A: Yes, you can make extra payments on any repayment plan, including income-driven plans. Extra payments reduce your principal balance faster, which decreases the total interest you'll pay over time and may shorten your repayment period. However, if you're pursuing PSLF, extra payments might not be the best use of your money since the remaining balance will be forgiven anyway.
Q: What if I have both federal and private student loans?
A: Federal and private loans must be managed separately since they have different terms, protections, and repayment options. Keep your federal loans in federal repayment plans to preserve access to income-driven options and forgiveness programs. For private loans, consider refinancing if you can get a better rate, or use standard repayment strategies. Never consolidate federal and private loans together, as this converts your federal loans to private status.
Q: How does marriage affect income-driven repayment?

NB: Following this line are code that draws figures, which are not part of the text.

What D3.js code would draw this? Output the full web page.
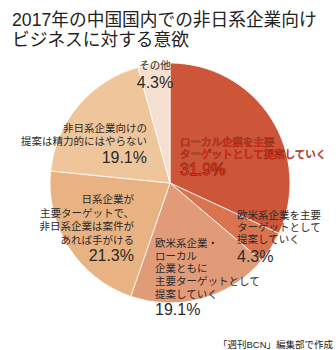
<!DOCTYPE html>
<html><head><meta charset="utf-8">
<script src="https://cdn.jsdelivr.net/npm/d3@7"></script>
<style>
body{margin:0;background:#fff;}
text{font-family:"Liberation Sans","Noto Sans CJK JP",sans-serif;}
</style></head>
<body>
<svg id="c" width="336" height="350"></svg>
<script>
const categories = [
  "ローカル企業を主要ターゲットとして提案していく",
  "欧米系企業を主要ターゲットとして提案していく",
  "欧米系企業・ローカル企業ともに主要ターゲットとして提案していく",
  "日系企業が主要ターゲットで、非日系企業は案件があれば手がける",
  "非日系企業向けの提案は精力的にはやらない",
  "その他"
];
const values = [31.9, 4.3, 19.1, 21.3, 19.1, 4.3];
const labelLines = [
  ["ローカル企業を主要","ターゲットとして提案していく"],
  ["欧米系企業を主要","ターゲットとして","提案していく"],
  ["欧米系企業・","ローカル","企業ともに","主要ターゲットとして","提案していく"],
  ["日系企業が","主要ターゲットで、","非日系企業は案件が","あれば手がける"],
  ["非日系企業向けの","提案は精力的にはやらない"],
  ["その他"]
];
const colors = ["#cd5638","#da7450","#e29b79","#e9b282","#efc69b","#f5dfd0"];
const titleLines = ["2017年の中国国内での非日系企業向け","ビジネスに対する意欲"];
const source = "「週刊BCN」編集部で作成";

// layout (positions of label blocks)
const layout = [
  {x:180, y:146, anchor:"start", lh:11.5, py:175, red:true},
  {x:237, y:219, anchor:"start", lh:12, py:262},
  {x:155, y:247, anchor:"start", lh:12.7, py:315},
  {x:134, y:203, anchor:"end", lh:13.7, py:261},
  {x:147, y:132, anchor:"end", lh:13, py:163},
  {x:155, y:69, anchor:"middle", lh:12, py:88}
];

const svg = d3.select("#c");
const cx = 170, cy = 183, R = 120;

svg.selectAll("text.title").data(titleLines).enter().append("text")
  .attr("x", 12).attr("y", (d,i)=>26+i*20)
  .attr("font-size", 17.7).attr("fill", "#222").text(d=>d);

const pie = d3.pie().sort(null).value(d=>d);
const arc = d3.arc().innerRadius(0).outerRadius(R);
const g = svg.append("g").attr("transform", `translate(${cx},${cy})`);
g.selectAll("path").data(pie(values)).enter().append("path")
  .attr("d", arc).attr("fill", (d,i)=>colors[i])
  .attr("stroke", "#fff").attr("stroke-width", 0.8);

labelLines.forEach((lines, i) => {
  const L = layout[i];
  const grp = svg.append("g");
  lines.forEach((t, j) => {
    const tx = grp.append("text").attr("x", L.x).attr("y", L.y + j*L.lh)
      .attr("text-anchor", L.anchor).attr("font-size", 10.5)
      .attr("fill", L.red ? "#e0321c" : "#2a2a2a").text(t);
    if (L.red) tx.attr("stroke", "#4a1a12").attr("stroke-width", 0.5).attr("paint-order", "stroke");
  });
  const p = grp.append("text").attr("x", L.x).attr("y", L.py)
    .attr("text-anchor", L.anchor).attr("font-size", 16)
    .attr("fill", L.red ? "#e0321c" : "#2a2a2a").text(values[i].toFixed(1) + "%");
  if (L.red) p.attr("stroke", "#4a1a12").attr("stroke-width", 0.8).attr("paint-order", "stroke");
});

svg.append("text").attr("x", 333).attr("y", 348).attr("text-anchor", "end")
  .attr("font-size", 9.5).attr("fill", "#222").text(source);
</script>
</body></html>
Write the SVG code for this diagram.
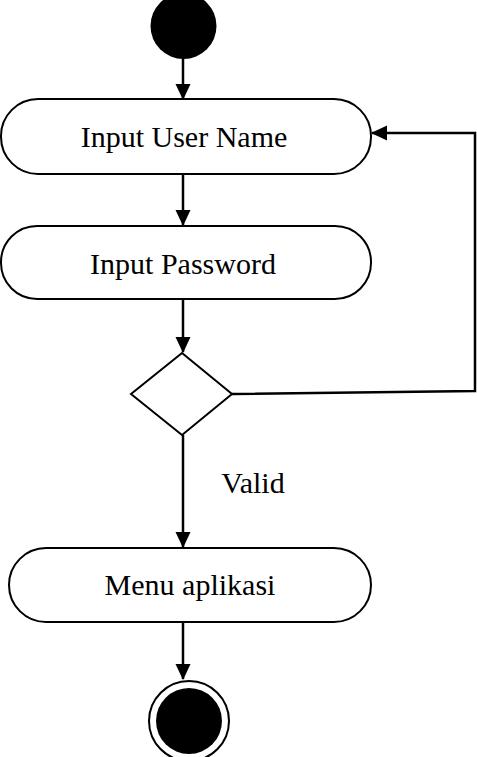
<svg xmlns="http://www.w3.org/2000/svg" width="477" height="757" viewBox="0 0 477 757">
<defs>
<style>
.act{fill:#fff;stroke:#000;stroke-width:2}
.lbl{font-family:"Liberation Serif","Times New Roman",serif;font-size:30px;fill:#000;text-anchor:middle}
.con{fill:none;stroke:#000;stroke-width:2.5}
</style>
<marker id="ah" markerWidth="16" markerHeight="16" refX="15" refY="8" orient="auto" markerUnits="userSpaceOnUse" viewBox="0 0 16 16">
<path d="M0,0.5 L16,8 L0,15.5 Z" fill="#000"/>
</marker>
</defs>
<g id="connectors">
<line class="con" x1="183" y1="58" x2="183" y2="99" marker-end="url(#ah)"/>
<line class="con" x1="183" y1="174" x2="183" y2="225" marker-end="url(#ah)"/>
<line class="con" x1="183" y1="299" x2="183" y2="352" marker-end="url(#ah)"/>
<polyline class="con" points="232,394 475,391 475,133 372,133" marker-end="url(#ah)"/>
<line class="con" x1="183" y1="435" x2="183" y2="547" marker-end="url(#ah)"/>
<line class="con" x1="183" y1="622" x2="183" y2="679" marker-end="url(#ah)"/>
</g>
<g id="start"><circle cx="183.5" cy="26" r="33" fill="#000"/></g>
<g id="input-user-name">
<rect class="act" x="1" y="99" width="370" height="75" rx="37" ry="37"/>
<text class="lbl" x="184" y="147">Input User Name</text>
</g>
<g id="input-password">
<rect class="act" x="1" y="226" width="370" height="73" rx="36" ry="36"/>
<text class="lbl" x="183" y="274">Input Password</text>
</g>
<g id="decision">
<polygon class="act" points="182,353 232,394 182,435 131,394"/>
</g>
<text class="lbl" x="253" y="493">Valid</text>
<g id="menu-aplikasi">
<rect class="act" x="9" y="548" width="362" height="74" rx="37" ry="37"/>
<text class="lbl" x="190" y="595">Menu aplikasi</text>
</g>
<g id="end">
<circle cx="189" cy="721" r="40" fill="#fff" stroke="#000" stroke-width="2"/>
<circle cx="189" cy="721" r="33" fill="#000"/>
</g>
</svg>
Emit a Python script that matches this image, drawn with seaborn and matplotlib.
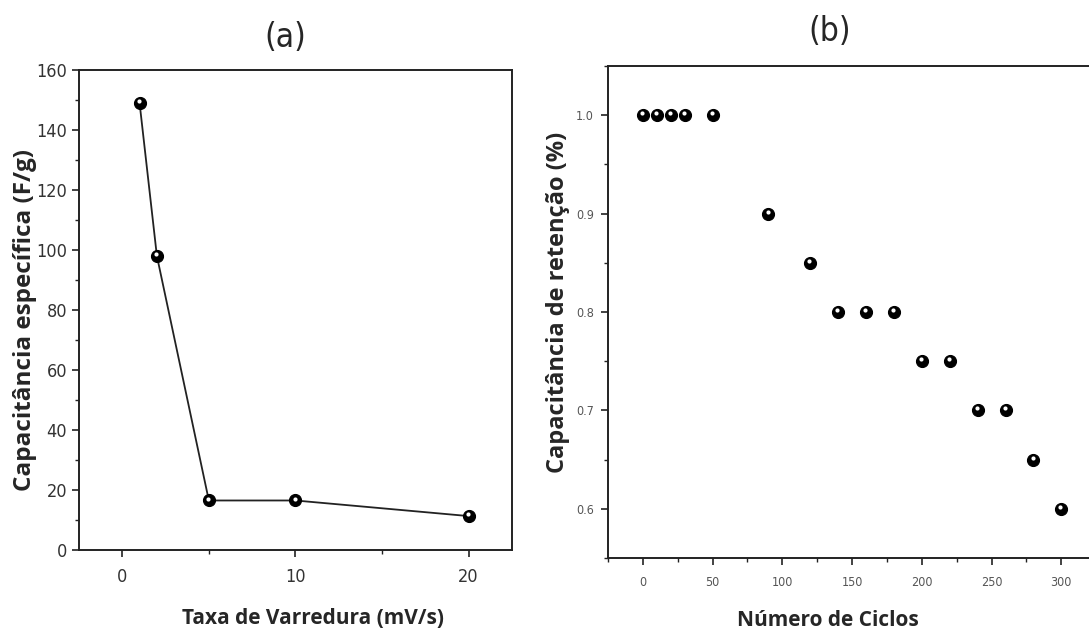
import matplotlib
matplotlib.use("Agg")
import matplotlib.pyplot as plt
import matplotlib.transforms as mtransforms
from matplotlib.ticker import MultipleLocator
import seaborn as sns
import pandas as pd

# (a) specific capacitance vs scan rate
scan_rate = [1, 2, 5, 10, 20]
capacitance = [149, 98, 16.5, 16.5, 11.3]

# (b) capacitance retention vs cycle number
cycles = [0, 10, 20, 30, 50, 90, 120, 140, 160, 180, 200, 220, 240, 260, 280, 300]
retention = [1.0, 1.0, 1.0, 1.0, 1.0, 0.9, 0.85, 0.8, 0.8, 0.8, 0.75, 0.75, 0.7, 0.7, 0.65, 0.6]

sns.set_theme(style="white")
plt.rcParams["font.family"] = ["Open Sans", "DejaVu Sans"]

fig = plt.figure(figsize=(10.89, 6.39), dpi=100)
ax_a = fig.add_axes([0.0725, 0.1393, 0.3976, 0.7512])
ax_b = fig.add_axes([0.5583, 0.1268, 0.4803, 0.7700])

narrow = dict(family=["DejaVu Sans"], stretch="condensed")


def sphere_markers(ax, data, x, y, size):
    sns.scatterplot(data=data, x=x, y=y, ax=ax, color="black", s=size,
                    edgecolor="black", linewidth=0.8, zorder=4, legend=False)
    sns.scatterplot(data=data, x=x, y=y, ax=ax, color="white", s=size * 0.12,
                    linewidth=0, zorder=5, legend=False)
    glint = ax.collections[-1]
    glint.set_offset_transform(
        mtransforms.offset_copy(ax.transData, fig=fig, x=-0.6, y=1.4, units="points"))


def style_ticklabels(ax):
    for lab in ax.get_xticklabels() + ax.get_yticklabels():
        lab.set_family(narrow["family"])
        lab.set_stretch(narrow["stretch"])


# ---- panel (a)
df_a = pd.DataFrame({"rate": scan_rate, "cap": capacitance})
sns.lineplot(data=df_a, x="rate", y="cap", ax=ax_a, color="#222222", lw=1.3, zorder=3)
sphere_markers(ax_a, df_a, "rate", "cap", 75)
ax_a.set_xlim(-2.5, 22.5)
ax_a.set_ylim(0, 160)
ax_a.xaxis.set_major_locator(MultipleLocator(10))
ax_a.xaxis.set_minor_locator(MultipleLocator(5))
ax_a.yaxis.set_major_locator(MultipleLocator(20))
ax_a.yaxis.set_minor_locator(MultipleLocator(10))
ax_a.set_xlabel("Taxa de Varredura (mV/s)", fontsize=15, fontweight="bold")
ax_a.set_ylabel("Capacitância específica (F/g)", fontsize=17.5, fontweight="bold")
ax_a.xaxis.set_label_coords(0.54, -0.121)
ax_a.yaxis.set_label_coords(-0.097, 0.48)
for s in ax_a.spines.values():
    s.set_color("#222222")
    s.set_linewidth(1.4)
ax_a.tick_params(axis="both", which="major", direction="out", length=5, width=1.2,
                 color="#222222", labelsize=13, labelcolor="#333333",
                 bottom=True, left=True)
ax_a.tick_params(axis="x", which="major", pad=8)
ax_a.tick_params(axis="both", which="minor", direction="out", length=3, width=1.0,
                 color="#222222", bottom=True, left=True)
style_ticklabels(ax_a)

# ---- panel (b)
df_b = pd.DataFrame({"ciclos": cycles, "ret": retention})
sphere_markers(ax_b, df_b, "ciclos", "ret", 75)
ax_b.set_xlim(-25, 350)
ax_b.set_ylim(0.55, 1.05)
ax_b.xaxis.set_minor_locator(MultipleLocator(25))
ax_b.yaxis.set_major_locator(MultipleLocator(0.1))
ax_b.yaxis.set_minor_locator(MultipleLocator(0.05))
ax_b.set_xticks([0, 50, 100, 150, 200, 250, 300])
ax_b.set_xlabel("Número de Ciclos", fontsize=15, fontweight="bold")
ax_b.set_ylabel("Capacitância de retenção (%)", fontsize=17, fontweight="bold")
ax_b.xaxis.set_label_coords(0.42, -0.106)
ax_b.yaxis.set_label_coords(-0.072, 0.52)
for s in ax_b.spines.values():
    s.set_color("#222222")
    s.set_linewidth(1.4)
ax_b.tick_params(axis="both", which="major", direction="out", length=5, width=1.2,
                 color="#222222", labelsize=9, labelcolor="#555555",
                 bottom=True, left=True)
ax_b.tick_params(axis="x", which="major", pad=8)
ax_b.tick_params(axis="y", which="major", pad=5)
ax_b.tick_params(axis="both", which="minor", direction="out", length=3, width=1.0,
                 color="#222222", bottom=True, left=True)
style_ticklabels(ax_b)

# panel letters
fig.text(0.262, 0.942, "(a)", ha="center", va="center", fontsize=24,
         family=narrow["family"], stretch=narrow["stretch"])
fig.text(0.762, 0.950, "(b)", ha="center", va="center", fontsize=24,
         family=narrow["family"], stretch=narrow["stretch"])

fig.savefig("out.png", dpi=100)
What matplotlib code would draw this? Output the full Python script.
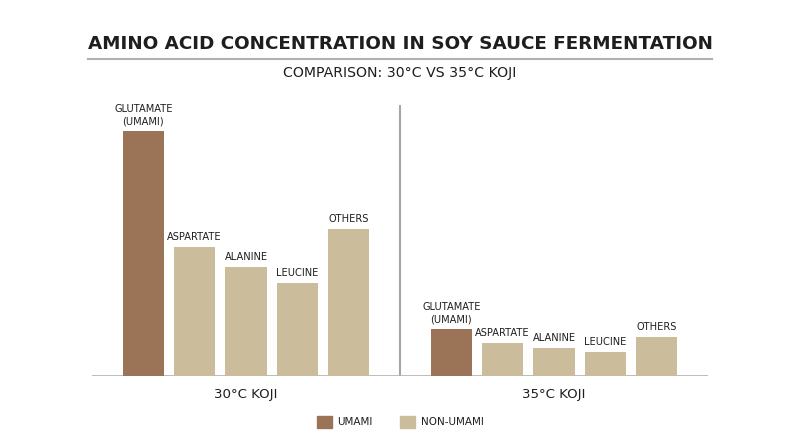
import matplotlib
matplotlib.use("Agg")
import matplotlib.pyplot as plt
from matplotlib.patches import Patch

# values (arbitrary concentration units)
amino_acids = ["GLUTAMATE\n(UMAMI)", "ASPARTATE", "ALANINE", "LEUCINE", "OTHERS"]
groups = ["30°C KOJI", "35°C KOJI"]
koji_30 = [12.5, 6.6, 5.55, 4.75, 7.5]
koji_35 = [2.4, 1.68, 1.43, 1.22, 1.99]
is_umami = [True, False, False, False, False]

UMAMI = "#9b7356"
NON_UMAMI = "#cbbd9c"
TEXT = "#1e1e1e"

plt.rcParams["font.family"] = ["DejaVu Sans"]

fig = plt.figure(figsize=(8, 4.47), dpi=100)
W, H = 800, 447
# axes placed in pixel terms: left 92, right 708, top 105, bottom 376
ax = fig.add_axes([92 / W, 1 - 376 / H, (708 - 92) / W, (376 - 105) / H])

n = len(amino_acids)
for g, values in enumerate([koji_30, koji_35]):
    xs = [g * (n + 1) + i for i in range(n)]
    colors = [UMAMI if u else NON_UMAMI for u in is_umami]
    ax.bar(xs, values, width=0.8, color=colors, zorder=2)
    for x, v, name in zip(xs, values, amino_acids):
        ax.annotate(name, (x, v), xytext=(0, 3.5), textcoords="offset points",
                    ha="center", va="bottom", fontsize=7.1, color=TEXT,
                    linespacing=1.25)
    ax.text(g * (n + 1) + (n - 1) / 2, -0.6, groups[g], ha="center", va="top",
            fontsize=9.6, color=TEXT)

ax.set_xlim(-1, 2 * n + 1)
ax.set_ylim(0, 13.84)
ax.axvline(n, color="#a6a6a6", lw=1.5, zorder=1)
ax.axhline(0, color="#b5b5b5", lw=2, zorder=1)
for s in ax.spines.values():
    s.set_visible(False)
ax.set_xticks([])
ax.set_yticks([])

fig.text(0.5, 1 - 44 / H, "AMINO ACID CONCENTRATION IN SOY SAUCE FERMENTATION",
         ha="center", va="center", fontsize=13.2, fontweight="bold", color=TEXT)
fig.add_artist(plt.Line2D([88 / W, 712 / W], [1 - 59 / H, 1 - 59 / H],
                          color="#b0b0b0", lw=1.5))
fig.text(0.5, 1 - 73 / H, "COMPARISON: 30°C VS 35°C KOJI",
         ha="center", va="center", fontsize=10.2, color=TEXT)

handles = [Patch(color=UMAMI, label="UMAMI"), Patch(color=NON_UMAMI, label="NON-UMAMI")]
leg = fig.legend(handles=handles, loc="center", bbox_to_anchor=(0.5, 1 - 422 / H),
                 ncol=2, frameon=False, fontsize=7.5, handlelength=1.45,
                 handleheight=1.45, columnspacing=2.7, handletextpad=0.5)
for t in leg.get_texts():
    t.set_color(TEXT)

fig.savefig("out.png", dpi=100, facecolor="white")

A: Marriage can significantly impact income-driven repayment calculations. If you file taxes jointly, your spouse's income is included in the calculation, potentially increasing your monthly payment. If you file separately, only your income is considered, but you may lose other tax benefits. The SAVE plan offers more favorable treatment for married couples, so consult with a tax professional to determine the best filing strategy for your situation.
Q: Are there any loan forgiveness programs besides PSLF?
A: Yes, several other forgiveness programs exist. Income-driven repayment plans offer forgiveness after 20-25 years of payments. Teacher Loan Forgiveness provides up to $17,500 for teachers in low-income schools. Perkins Loan Cancellation offers forgiveness for various public service roles. Additionally, recent initiatives have provided targeted relief for borrowers defrauded by schools or affected by specific circumstances. Always research all available options before committing to a repayment strategy.